### Goal of the exercise
Beginning with the first line, set down every line through the one containing "const yTicks = [-2, 0, 2, 4, 6];", exactly as it appears, but not the pictures.

### Data segment
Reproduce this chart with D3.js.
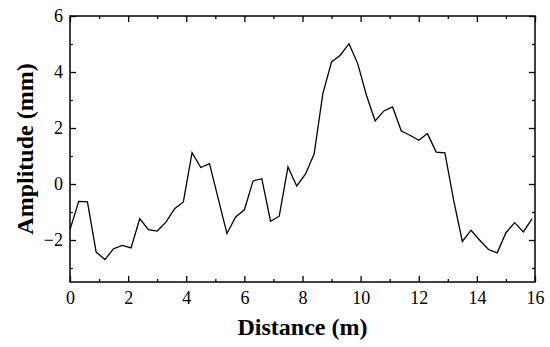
<!DOCTYPE html>
<html>
<head>
<meta charset="utf-8">
<script src="https://cdn.jsdelivr.net/npm/d3@7"></script>
<style>
  body { margin: 0; background: #fff; }
  svg text { font-family: "Liberation Serif", "Times New Roman", serif !important; }
</style>
</head>
<body>
<div id="chart"></div>
<script>
"use strict";
// distance (m) sampled every 0.3 m
const distance = [0, 0.3, 0.6, 0.9, 1.2, 1.5, 1.8, 2.1, 2.4, 2.7, 3.0, 3.3, 3.6, 3.9,
  4.2, 4.5, 4.8, 5.1, 5.4, 5.7, 6.0, 6.3, 6.6, 6.9, 7.2, 7.5, 7.8, 8.1, 8.4, 8.7,
  9.0, 9.3, 9.6, 9.9, 10.2, 10.5, 10.8, 11.1, 11.4, 11.7, 12.0, 12.3, 12.6, 12.9,
  13.2, 13.5, 13.8, 14.1, 14.4, 14.7, 15.0, 15.3, 15.6, 15.9];
// amplitude (mm)
const amplitude = [-1.63, -0.62, -0.64, -2.43, -2.70, -2.31, -2.19, -2.28, -1.24, -1.63,
  -1.68, -1.36, -0.88, -0.64, 1.12, 0.59, 0.73, -0.52, -1.77, -1.18, -0.92, 0.11, 0.19,
  -1.33, -1.15, 0.61, -0.07, 0.35, 1.07, 3.23, 4.36, 4.60, 5.01, 4.30, 3.17, 2.25, 2.61,
  2.75, 1.89, 1.74, 1.56, 1.80, 1.14, 1.11, -0.58, -2.05, -1.65, -2.01, -2.34, -2.46,
  -1.74, -1.38, -1.71, -1.24];
const xTicks = [0, 2, 4, 6, 8, 10, 12, 14, 16];
const yTicks = [-2, 0, 2, 4, 6];

const serif = "'Liberation Serif', 'Times New Roman', serif";

function createLineChart(containerId = "chart") {
  const width = 550, height = 347;
  const margin = { top: 16, right: 15, bottom: 65, left: 70 };
  const svg = d3.select(`#${containerId}`)
    .append("svg")
    .attr("width", width)
    .attr("height", height)
    .attr("font-family", serif);

  const x = d3.scaleLinear().domain([0, 16]).range([margin.left, width - margin.right]);
  const y = d3.scaleLinear().domain([-3.5, 6]).range([height - margin.bottom, margin.top]);

  const xMinor = d3.range(1, 16, 2);
  const yMinor = [-3, -1, 1, 3, 5];

  // ticks inward on all four sides
  function styleAxis(g) {
    g.attr("font-family", serif).attr("font-size", 18);
    g.selectAll(".domain").remove();
    g.selectAll("line").attr("stroke", "#000").attr("stroke-width", 1.3);
    g.selectAll("text").attr("fill", "#000").style("font-size", "18px");
  }
  const fmt = d => (d < 0 ? "\u2212" + Math.abs(d) : String(d));

  svg.append("g")
    .attr("transform", `translate(0,${y(-3.5)})`)
    .call(d3.axisBottom(x).tickValues(xTicks).tickSize(-6).tickPadding(9).tickFormat(fmt))
    .call(styleAxis);
  svg.append("g")
    .attr("transform", `translate(0,${y(-3.5)})`)
    .call(d3.axisBottom(x).tickValues(xMinor).tickSize(-3).tickFormat(""))
    .call(styleAxis);
  svg.append("g")
    .attr("transform", `translate(0,${y(6)})`)
    .call(d3.axisTop(x).tickValues(xTicks).tickSize(-6).tickFormat(""))
    .call(styleAxis);
  svg.append("g")
    .attr("transform", `translate(0,${y(6)})`)
    .call(d3.axisTop(x).tickValues(xMinor).tickSize(-3).tickFormat(""))
    .call(styleAxis);

  svg.append("g")
    .attr("transform", `translate(${x(0)},0)`)
    .call(d3.axisLeft(y).tickValues(yTicks).tickSize(-6).tickPadding(7).tickFormat(fmt))
    .call(styleAxis);
  svg.append("g")
    .attr("transform", `translate(${x(0)},0)`)
    .call(d3.axisLeft(y).tickValues(yMinor).tickSize(-3).tickFormat(""))
    .call(styleAxis);
  svg.append("g")
    .attr("transform", `translate(${x(16)},0)`)
    .call(d3.axisRight(y).tickValues(yTicks).tickSize(-6).tickFormat(""))
    .call(styleAxis);
  svg.append("g")
    .attr("transform", `translate(${x(16)},0)`)
    .call(d3.axisRight(y).tickValues(yMinor).tickSize(-3).tickFormat(""))
    .call(styleAxis);

  // frame
  svg.append("rect")
    .attr("x", x(0)).attr("y", y(6))
    .attr("width", x(16) - x(0)).attr("height", y(-3.5) - y(6))
    .attr("fill", "none").attr("stroke", "#000").attr("stroke-width", 1.5);

  const line = d3.line()
    .x((d, i) => x(distance[i]))
    .y(d => y(d));
  svg.append("path")
    .datum(amplitude)
    .attr("d", line)
    .attr("fill", "none")
    .attr("stroke", "#000")
    .attr("stroke-width", 1.3)
    .attr("stroke-linejoin", "miter");

  svg.append("text")
    .attr("x", (x(0) + x(16)) / 2)
    .attr("y", 335)
    .attr("text-anchor", "middle")
    .attr("font-size", 24)
    .attr("font-weight", "bold")
    .text("Distance (m)");

  svg.append("text")
    .attr("transform", `translate(33,${(y(6) + y(-3.5)) / 2}) rotate(-90)`)
    .attr("text-anchor", "middle")
    .attr("font-size", 24)
    .attr("font-weight", "bold")
    .text("Amplitude (mm)");
}

document.addEventListener("DOMContentLoaded", () => {
  createLineChart();
});
</script>
</body>
</html>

### Response below
Reproduce this chart with D3.js.
<!DOCTYPE html>
<html>
<head>
<meta charset="utf-8">
<script src="https://cdn.jsdelivr.net/npm/d3@7"></script>
<style>
  body { margin: 0; background: #fff; }
  svg text { font-family: "Liberation Serif", "Times New Roman", serif !important; }
</style>
</head>
<body>
<div id="chart"></div>
<script>
"use strict";
// distance (m) sampled every 0.3 m
const distance = [0, 0.3, 0.6, 0.9, 1.2, 1.5, 1.8, 2.1, 2.4, 2.7, 3.0, 3.3, 3.6, 3.9,
  4.2, 4.5, 4.8, 5.1, 5.4, 5.7, 6.0, 6.3, 6.6, 6.9, 7.2, 7.5, 7.8, 8.1, 8.4, 8.7,
  9.0, 9.3, 9.6, 9.9, 10.2, 10.5, 10.8, 11.1, 11.4, 11.7, 12.0, 12.3, 12.6, 12.9,
  13.2, 13.5, 13.8, 14.1, 14.4, 14.7, 15.0, 15.3, 15.6, 15.9];
// amplitude (mm)
const amplitude = [-1.63, -0.62, -0.64, -2.43, -2.70, -2.31, -2.19, -2.28, -1.24, -1.63,
  -1.68, -1.36, -0.88, -0.64, 1.12, 0.59, 0.73, -0.52, -1.77, -1.18, -0.92, 0.11, 0.19,
  -1.33, -1.15, 0.61, -0.07, 0.35, 1.07, 3.23, 4.36, 4.60, 5.01, 4.30, 3.17, 2.25, 2.61,
  2.75, 1.89, 1.74, 1.56, 1.80, 1.14, 1.11, -0.58, -2.05, -1.65, -2.01, -2.34, -2.46,
  -1.74, -1.38, -1.71, -1.24];
const xTicks = [0, 2, 4, 6, 8, 10, 12, 14, 16];
const yTicks = [-2, 0, 2, 4, 6];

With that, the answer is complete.